Es folgten weitere Romane, „Der Sandmann“, „Parlando“ und schließlich 2002 „Schundroman“, dazwischen Dramen, Tage- und Drehbücher. Kirchhoff selbst nennt „Schundroman“ ein „Stück Trash“, das er als Antwort auf den Müll geschrieben habe, „von dem man umgeben ist, auf die Massenmedien, von denen für meine Arbeit die größte Bedrohung ausgeht“, wie er der Zeitschrift „Literaturen“ erklärte. Das Buch wurde mit dem Kritikerpreis des Verbandes der deutschen Kritiker ausgezeichnet und erhielt den Preis der LiteraTour Nord. „Wo das Meer beginnt“ (2004) sorgte erneut für Aufmerksamkeit. Darin schreibt Bodo Kirchhoff von der vermeintlichen Vergewaltigung einer Schülerin durch ihren Lehrer. Kirchhoff sagte gegenüber dem NDR-Bücherjournal, das löse „natürlich bei jedem dieser Lehrer die eigene, unausgesprochene Sexualität aus. Und mit diesem Thema sind sie überfordert. Mit diesem Thema sind viele überfordert. Das ist ja normal." Weitere Erfolge schlossen sich mit „Die kleine Garbo“ und „Der Prinzipal“ an. Die WELT am Sonntag urteilte damals: „Mit seinen knapp sechzig Jahren erscheint Kirchhoffs Schreiben jugendlicher und befreiter denn je. Diese Leichtigkeit, dem Leben, dem Tod gegenüber, trägt Hoffnung in sich, die auf den Leser übergeht."

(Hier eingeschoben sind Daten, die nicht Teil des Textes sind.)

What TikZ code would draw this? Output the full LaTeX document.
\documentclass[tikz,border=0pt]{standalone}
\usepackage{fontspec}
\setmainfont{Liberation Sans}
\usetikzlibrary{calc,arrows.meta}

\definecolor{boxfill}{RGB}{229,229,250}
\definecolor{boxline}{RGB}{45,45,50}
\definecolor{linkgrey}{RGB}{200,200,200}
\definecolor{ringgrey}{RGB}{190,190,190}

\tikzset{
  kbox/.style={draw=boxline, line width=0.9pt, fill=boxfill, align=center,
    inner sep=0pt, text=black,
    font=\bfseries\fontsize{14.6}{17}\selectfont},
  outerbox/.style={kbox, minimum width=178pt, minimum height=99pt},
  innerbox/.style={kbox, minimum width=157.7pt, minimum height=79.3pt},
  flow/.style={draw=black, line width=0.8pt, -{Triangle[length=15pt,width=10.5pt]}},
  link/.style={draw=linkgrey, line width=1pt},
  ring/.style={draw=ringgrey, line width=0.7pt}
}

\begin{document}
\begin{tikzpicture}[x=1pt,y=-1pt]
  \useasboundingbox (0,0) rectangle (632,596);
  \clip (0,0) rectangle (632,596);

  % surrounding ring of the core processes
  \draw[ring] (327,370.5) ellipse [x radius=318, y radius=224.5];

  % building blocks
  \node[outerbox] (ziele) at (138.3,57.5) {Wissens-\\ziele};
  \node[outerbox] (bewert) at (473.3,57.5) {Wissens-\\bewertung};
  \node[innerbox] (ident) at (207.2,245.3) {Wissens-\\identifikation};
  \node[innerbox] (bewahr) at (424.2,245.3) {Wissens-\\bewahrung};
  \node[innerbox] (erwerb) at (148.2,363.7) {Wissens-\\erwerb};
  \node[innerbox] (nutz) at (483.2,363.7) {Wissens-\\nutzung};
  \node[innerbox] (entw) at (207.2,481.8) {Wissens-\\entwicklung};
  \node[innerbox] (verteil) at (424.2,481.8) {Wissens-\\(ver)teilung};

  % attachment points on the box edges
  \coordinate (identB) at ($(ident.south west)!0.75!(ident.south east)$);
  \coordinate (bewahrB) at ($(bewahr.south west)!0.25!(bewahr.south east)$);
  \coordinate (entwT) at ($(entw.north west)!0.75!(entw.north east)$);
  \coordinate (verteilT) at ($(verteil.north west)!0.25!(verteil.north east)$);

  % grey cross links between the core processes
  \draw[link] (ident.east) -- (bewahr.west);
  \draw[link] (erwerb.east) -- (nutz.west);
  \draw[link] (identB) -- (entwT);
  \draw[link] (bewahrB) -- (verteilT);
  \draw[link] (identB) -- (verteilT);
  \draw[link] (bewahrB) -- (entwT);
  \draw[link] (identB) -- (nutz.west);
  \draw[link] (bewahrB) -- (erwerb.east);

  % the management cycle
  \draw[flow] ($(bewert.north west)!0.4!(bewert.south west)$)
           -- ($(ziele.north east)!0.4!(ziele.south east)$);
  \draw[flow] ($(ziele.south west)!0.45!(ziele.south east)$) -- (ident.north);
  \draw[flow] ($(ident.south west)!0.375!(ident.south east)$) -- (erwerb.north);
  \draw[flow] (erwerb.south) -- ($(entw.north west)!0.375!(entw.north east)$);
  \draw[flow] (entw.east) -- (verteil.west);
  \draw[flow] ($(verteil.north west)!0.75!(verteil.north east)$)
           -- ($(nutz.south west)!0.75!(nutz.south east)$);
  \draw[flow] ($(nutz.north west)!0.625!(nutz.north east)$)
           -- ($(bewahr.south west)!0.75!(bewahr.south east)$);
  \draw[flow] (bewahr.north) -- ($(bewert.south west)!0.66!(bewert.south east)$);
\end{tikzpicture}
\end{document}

In der Folge gab es den einen oder anderen schwächelnden Roman, doch mit „Verlangen und Melancholie“ zeigte sich Bodo Kirchhoff einmal mehr auf der Höhe seines Könnens. Seine Poetisierung des Lebens ist in der deutschen Gegenwartsliteratur selten geworden. DIE WELT meint, Kirchhoff führe in „Verlangen und Melancholie“ die „großen Themen seines Werkes zusammen“ und für den KULTURSPIEGEL ist ganz klar: „So brillant wie der reife Bodo Kirchhoff können nur wenige über das Wesen des Schmerzes, des Begehrens und der Liebe schreiben.“ Dem können wir uns nur beherzt anschließen. Auch auf die Gefahr hin, dem vermeintlichen Größenwahnsinn des Autors neues Futter zu geben.